William Barstow was a trustee of Adelphi Academy in Brooklyn, where he had studied in 1883. He also was a commencement speaker and was given an honorary Doctor of Science degree by Columbia University, where he had been a member of Delta Upsilon fraternity and the tennis club. And although he had not attended Stevens Institute of Technology, he became one of its trustees and was made an honorary alumnus and awarded a Doctor of Engineering degree.

William wrote for many engineering journals, lectured on electric power to both scientific and lay audiences, was president of the Brooklyn Institute of Arts and Sciences, was a fellow of the American Institute of Electrical Engineers, and was a member and often an officer of all the leading engineering and electrical associations. Somehow, he found time to tinker in his workshop, go sailing, do some sailfish fishing from his winter home in Hobe Sound, Florida, attend the opera, and play an organ at his home in Kings Park, a Long Island community he founded and, from 1926 to 1940, served as its first mayor. In a way, this carried on a family tradition: One of his ancestors, William Barstow of Yorkshire, England, arrived in Plymouth, Massachusetts, in 1635 and later helped found Hanover, Massachusetts.

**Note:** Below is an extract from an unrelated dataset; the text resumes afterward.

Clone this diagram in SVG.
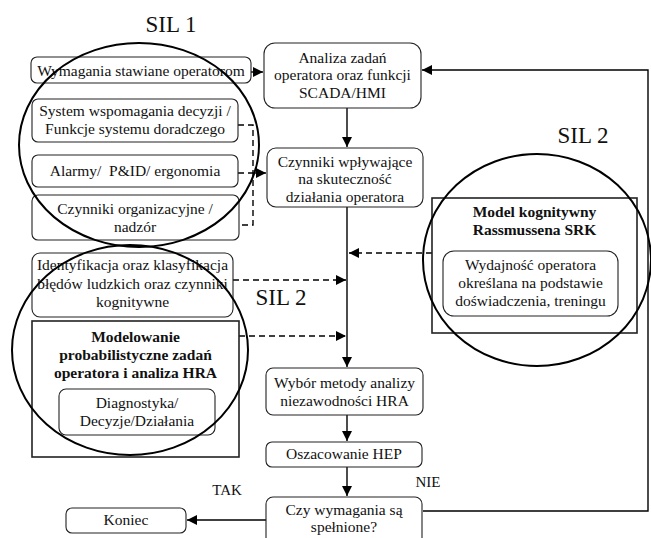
<svg xmlns="http://www.w3.org/2000/svg" width="651" height="538" viewBox="0 0 651 538">
<defs>
<marker id="ah" viewBox="0 0 10 10" refX="10" refY="5" markerWidth="10" markerHeight="10" markerUnits="userSpaceOnUse" orient="auto">
<path d="M0,0 L10,5 L0,10 z" fill="#000"/>
</marker>
<style>
text{font-family:"Liberation Serif","Times New Roman",serif;font-size:15.5px;fill:#111;text-anchor:middle}
.b{font-weight:bold}
.sil{font-size:23px}
.box{fill:#fff;stroke:#222;stroke-width:1.1}
.sq{fill:#fff;stroke:#222;stroke-width:1.6}
.ell{fill:none;stroke:#000;stroke-width:2}
.ln{fill:none;stroke:#000;stroke-width:1.4}
.dash{fill:none;stroke:#000;stroke-width:1.4;stroke-dasharray:6,4}
</style>
</defs>
<rect width="651" height="538" fill="#fff"/>

<g id="connectors">
<line class="ln" x1="251" y1="72" x2="263" y2="72" marker-end="url(#ah)"/>
<line class="ln" x1="347" y1="108" x2="347" y2="147" marker-end="url(#ah)"/>
<path class="dash" d="M238,125 H253 V225 H239"/>
<line class="dash" x1="238" y1="173" x2="253" y2="173"/>
<line class="ln" x1="253" y1="173" x2="266" y2="173" marker-end="url(#ah)"/>
<line class="ln" x1="347" y1="207" x2="347" y2="367" marker-end="url(#ah)"/>
<line class="dash" x1="432" y1="253" x2="349" y2="253" marker-end="url(#ah)"/>
<line class="dash" x1="233" y1="280" x2="346" y2="280" marker-end="url(#ah)"/>
<line class="dash" x1="239" y1="336" x2="346" y2="336" marker-end="url(#ah)"/>
<line class="ln" x1="347" y1="415" x2="347" y2="441" marker-end="url(#ah)"/>
<line class="ln" x1="347" y1="467" x2="347" y2="496" marker-end="url(#ah)"/>
<line class="ln" x1="266" y1="520" x2="187" y2="520" marker-end="url(#ah)"/>
<path class="ln" d="M423,511 H648 V70 H422" marker-end="url(#ah)"/>
</g>

<g id="wymagania"><rect class="box" x="31" y="57" width="220" height="26" rx="6"/><text x="141" y="76">Wymagania stawiane operatorom</text></g>
<g id="analiza"><rect class="box" x="264" y="43" width="157" height="65" rx="11"/><text x="342.5" y="63">Analiza zadań</text><text x="342.5" y="80">operatora oraz funkcji</text><text x="342.5" y="98">SCADA/HMI</text></g>
<g id="system"><rect class="box" x="32" y="99" width="206" height="43" rx="6"/><text x="135" y="116">System wspomagania decyzji /</text><text x="135" y="134">Funkcje systemu doradczego</text></g>
<g id="alarmy"><rect class="box" x="32" y="155" width="206" height="32" rx="6"/><text x="135" y="176" xml:space="preserve">Alarmy/  P&amp;ID/ ergonomia</text></g>
<g id="czynniki-org"><rect class="box" x="32" y="195" width="207" height="45" rx="6"/><text x="135" y="214">Czynniki organizacyjne /</text><text x="135" y="232">nadzór</text></g>
<g id="czynniki"><rect class="box" x="267" y="148" width="156" height="59" rx="9"/><text x="345" y="167">Czynniki wpływające</text><text x="345" y="184">na skuteczność</text><text x="345" y="202">działania operatora</text></g>
<g id="model"><rect class="sq" x="432" y="198" width="205" height="135"/><text class="b" x="534.5" y="217">Model kognitywny</text><text class="b" x="534.5" y="235">Rassmussena SRK</text></g>
<g id="wydajnosc"><rect class="box" x="443" y="251" width="175" height="65" rx="11"/><text x="530.5" y="270">Wydajność operatora</text><text x="530.5" y="288">określana na podstawie</text><text x="530.5" y="306">doświadczenia, treningu</text></g>
<g id="identyfikacja"><rect class="box" x="32" y="253" width="201" height="64" rx="8"/><text x="132.5" y="270">Identyfikacja oraz klasyfikacja</text><text x="132.5" y="289">błędów ludzkich oraz czynniki</text><text x="132.5" y="307">kognitywne</text></g>
<g id="modelowanie"><rect class="sq" x="32" y="321" width="207" height="136"/><text class="b" x="135.5" y="342">Modelowanie</text><text class="b" x="135.5" y="360">probabilistyczne zadań</text><text class="b" x="135.5" y="378">operatora i analiza HRA</text></g>
<g id="diagnostyka"><rect class="box" x="59" y="389" width="156" height="46" rx="7"/><text x="137" y="408">Diagnostyka/</text><text x="137" y="426">Decyzje/Działania</text></g>
<g id="wybor"><rect class="box" x="266" y="368" width="157" height="47" rx="7"/><text x="344.5" y="388">Wybór metody analizy</text><text x="344.5" y="406">niezawodności HRA</text></g>
<g id="oszacowanie"><rect class="box" x="266" y="442" width="156" height="25" rx="6"/><text x="344" y="459">Oszacowanie HEP</text></g>
<g id="czy"><rect class="box" x="266" y="497" width="156" height="50" rx="7"/><text x="344" y="515">Czy wymagania są</text><text x="344" y="532">spełnione?</text></g>
<g id="koniec"><rect class="box" x="66" y="508" width="120" height="25" rx="6"/><text x="126" y="525">Koniec</text></g>

<g id="labels">
<text x="227" y="495" style="font-size:15px">TAK</text>
<text x="428" y="487" style="font-size:15px">NIE</text>
<text class="sil" x="171" y="32">SIL 1</text>
<text class="sil" x="583" y="143">SIL 2</text>
<text class="sil" x="281" y="305">SIL 2</text>
</g>

<g id="sil-ellipses">
<ellipse class="ell" cx="139" cy="145" rx="120" ry="102"/>
<ellipse class="ell" cx="130" cy="350" rx="118" ry="105"/>
<ellipse class="ell" cx="537" cy="260" rx="114" ry="106"/>
</g>
</svg>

Many of William’s benefactions were made with, and furthered by, his wife. Françoise Melanie Duclos of New Brunswick, New Jersey, was the daughter of a prominent New York architect. They were married in 1894, and their son, Frederic, was born two years later. Françoise was active in the Episcopal Church and women’s club affairs and donated generously to 46 charities, including many for children and the technical training of underprivileged youth. She also was interested in Vermont, especially the Chittenden area, where the Barstows had a summer home and where, as a hobby, Françoise renovated an old farmhouse that evolved into a well-known inn, the Mountain Top Resort.

A number of the Barstows’ charitable gifts were associated with their son, a Columbia University graduate and amateur aviator who had a silver fox ranch in Chittenden and traveled extensively. Frederic’s health was undermined by service overseas in World War I, and he died of pneumonia in Honolulu in 1931, when he was only 35. In his memory, his parents built the Frederic Duclos Barstow Memorial School in Chittenden and, to support the school in the future, they established the first donor-advised fund at The Trust.

William Barstow died December 26, 1942.  Françoise Barstow took an active interest in the school until her death in 1958. A year later, a second, unrestricted Barstow fund was set up at The Trust, and it has supported medical research, the elderly, education, the arts, immigrants, the environment, low-income housing, and hundreds of other causes.